Personal information
- Date of birth: 6 August 1963 (age 61)
- Place of birth: Nijmegen, Netherlands

Team information
- Current team: TEC (head coach)

Senior career*
- Years: Team / Apps / (Gls)
- ?–1983: NEC
- 1983–1991: SV Hatert

Managerial career
- 1992–1999: SV Hatert
- 1999–2002: RKHVV
- 2002–2012: Achilles '29
- 2012–2013: Helmond Sport
- 2014–2015: JVC Cuijk
- 2015–2018: Achilles '29
- 2018–2019: VVSB
- 2019–2021: SV Spakenburg
- 2024: DUNO
- 2024–: TEC

= Eric Meijers =

Dutch football manager (born 1963)

Eric Meijers (born 6 August 1963) is a Dutch professional football manager and former player who is the head coach of club TEC.

==Coaching career==
Meijers is mostly known for his ten-year spell as head coach of Achilles '29, which he turned into a mainstay of Dutch amateur football and a national Topklasse in 2012, for which he was awarded the Rinus Michels Award as best amateur coach of the year.

His successes in 2012 won him interest from Eerste Divisie professionals Helmond Sport, who hired him as new head coach for the 2012–13 season in a one-year contract. Thanks also to five wins in the first five games of the seasons, Helmond ended the season in an impressive fourth place, but was defeated by Sparta Rotterdam in the promotion playoffs. Meijers could not repeat his positive performances in the following seasons, as he was dismissed in September 2013 due to poor results after a home loss to Almere City FC.

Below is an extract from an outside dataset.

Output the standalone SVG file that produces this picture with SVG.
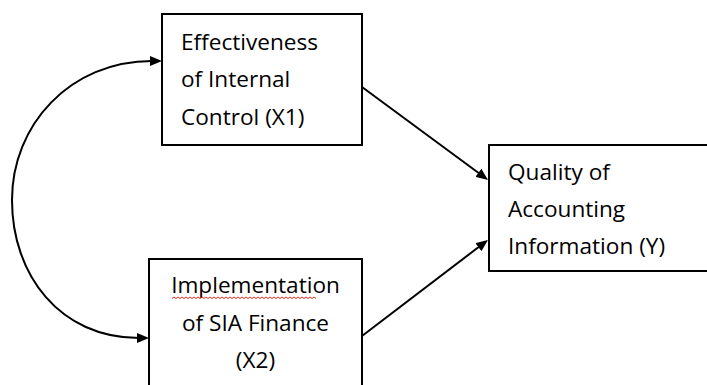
<svg xmlns="http://www.w3.org/2000/svg" width="707" height="385" viewBox="0 0 707 385">
<style>
.box{fill:#fff;stroke:#000;stroke-width:2}
.t{font-family:"Open Sans","Noto Sans",sans-serif;font-size:22.6px;fill:#000}
.c{fill:none;stroke:#000;stroke-width:2}
.sq{fill:none;stroke:#e02828;stroke-width:1}
</style>
<defs>
<marker id="ah" markerUnits="userSpaceOnUse" markerWidth="12" markerHeight="10" refX="2" refY="5" orient="auto-start-reverse" viewBox="0 0 12 10">
<path d="M0,0 L12,5 L0,10 z" fill="#000"/>
</marker>
</defs>
<rect width="707" height="385" fill="#fff"/>
<g id="connectors">
<path class="c" d="M152,61 C70,61 12,125 12,200 C12,275 60,338 139,338" marker-start="url(#ah)" marker-end="url(#ah)"/>
<path class="c" d="M362,87 L480,174" marker-end="url(#ah)"/>
<path class="c" d="M362,336 L480,246" marker-end="url(#ah)"/>
</g>
<g id="x1">
<rect class="box" x="162" y="14" width="200" height="131"/>
<text class="t" x="181" y="50">Effectiveness</text>
<text class="t" x="181" y="87">of Internal</text>
<text class="t" x="181" y="125">Control (X1)</text>
</g>
<g id="x2">
<rect class="box" x="149" y="259" width="213" height="140"/>
<text class="t" x="255.5" y="293" text-anchor="middle">Implementation</text>
<path class="sq" d="M172,298.5 l2,-1.5 l2,1.5 l2,-1.5 l2,1.5 l2,-1.5 l2,1.5 l2,-1.5 l2,1.5 l2,-1.5 l2,1.5 l2,-1.5 l2,1.5 l2,-1.5 l2,1.5 l2,-1.5 l2,1.5 l2,-1.5 l2,1.5 l2,-1.5 l2,1.5 l2,-1.5 l2,1.5 l2,-1.5 l2,1.5 l2,-1.5 l2,1.5 l2,-1.5 l2,1.5 l2,-1.5 l2,1.5 l2,-1.5 l2,1.5 l2,-1.5 l2,1.5 l2,-1.5 l2,1.5 l2,-1.5 l2,1.5 l2,-1.5 l2,1.5 l2,-1.5 l2,1.5 l2,-1.5 l2,1.5 l2,-1.5 l2,1.5 l2,-1.5 l2,1.5 l2,-1.5 l2,1.5 l2,-1.5 l2,1.5 l2,-1.5 l2,1.5 l2,-1.5 l2,1.5 l2,-1.5 l2,1.5 l2,-1.5 l2,1.5 l2,-1.5 l2,1.5 l2,-1.5 l2,1.5 l2,-1.5 l2,1.5 l2,-1.5 l2,1.5 l2,-1.5 l2,1.5 l2,-1.5 l2,1.5"/>
<text class="t" x="255.5" y="331" text-anchor="middle">of SIA Finance</text>
<text class="t" x="255.5" y="368" text-anchor="middle">(X2)</text>
</g>
<g id="y">
<rect class="box" x="489" y="145" width="240" height="126"/>
<text class="t" x="508" y="180">Quality of</text>
<text class="t" x="508" y="217">Accounting</text>
<text class="t" x="508" y="254">Information (Y)</text>
</g>
</svg>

In January 2014, it was announced Meijers would return into amateur football, replacing Hans Kraay, Jr. at ambitious Topklasse club JVC Cuijk, effective from the following 2014–15 season.

On 9 November 2014, it was announced that he would return to Achilles '29 after the season to succeed François Gesthuizen, who had made the move to professional football. In 2017, he relegated with Achilles '29 to the Tweede Divisie. After the club struggled with bankruptcy for its professional and first team refused to practice, Meijers immediately stepped down from his position on 11 January 2018. Meijers gained national fame in September 2018 because of a trailer for the documentary Voetbal is oorlog (Football is war) about the relegation year with Achilles '29.

Starting November 2018 he began coaching VVSB. He left the position on 14 November 2019 to become the manager of Tweede Divisie club SV Spakenburg. On 8 November 2021, Meijers was sacked by Spakenburg, with the club sitting in seventeenth position in the Tweede Divisie.

On 8 November 2022, Meijers was appointed assistant coach to Hans van de Haar at Tweede Divisie club TEC. In March 2024, it was announced that he would become head coach of Eerste Klasse club DUNO for the 2024–25 season. However, just months into his role at DUNO, Meijers returned to TEC in November 2024 to replace Eric Speelziek as head coach.